Hotvect is an open source library for developing real-time and batch machine learning applications, especially personalized content re-rankers. It supports the following tasks:

  • Development of feature engineering code that can be shared across offline and online environment
  • Integration of Machine Learning libraries like vowpal wabbit, catboost etc. into ML applications
  • Definition of ML enabled models and policies, and packaging them into a reusable, modular form that can easily be shared, combined, and deployed into production
  • Offline testing and hyperparameter optimization of models and policies, as well as bookkeeping of test results
  • Integration with Sagemaker for running offline tests and hyperparameter optimization at scale

What does it not provide?

It does not provide:

  • Machine Learning algorithms themselves (it is meant to be combined with existing machine learning libraries)
  • Orchestration of machine learning pipelines (this needs to be provided through other frameworks like Airflow)
  • Life-cycle management of models and policies (this is provided by the Experiment Management Service that supports Hotvect)
  • Creation, management and execution of online experiments (this is also provided by the Experiment Management Service)
  • Monitoring of ML applications and evaluation of online experiment results (this needs to be provided separately)

Notes

Hotvect is designed to be library-agnostic - i.e. you can integrate it with any library.

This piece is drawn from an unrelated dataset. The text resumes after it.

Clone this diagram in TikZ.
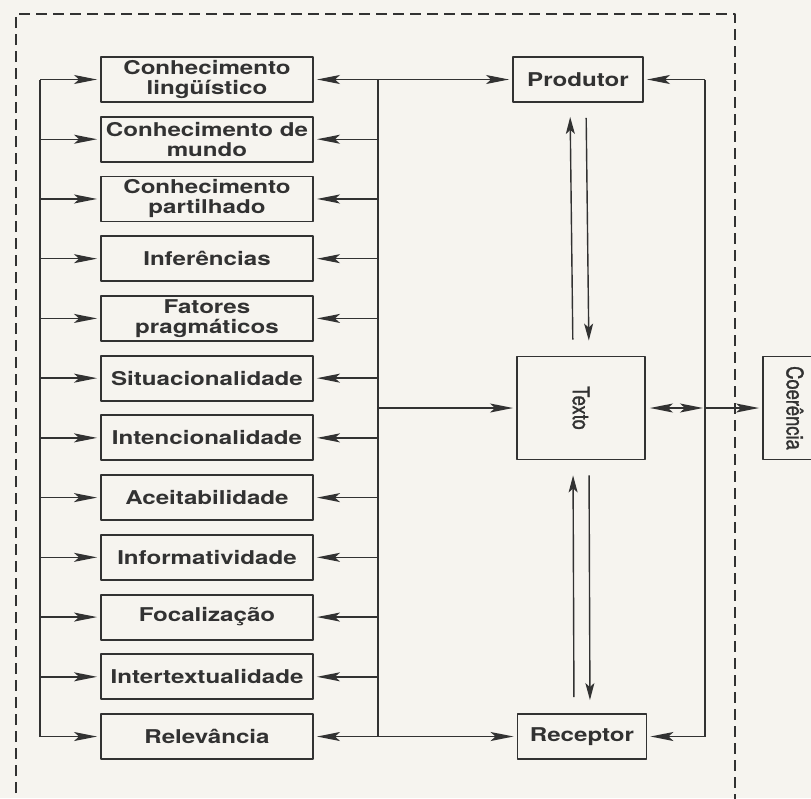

However, currently the library must be “playable” from a JVM process (for example through JNI, or through pure java implementations of ML algorithms like h2o.ai’s xgboost-predictor). We plan to add inter-process integrations in the future.

The Feature Engineering is meant to be written in a JVM language (like Java, Kotlin, Scala etc.). The API for triggering various tasks like offline testing are provided as a python library.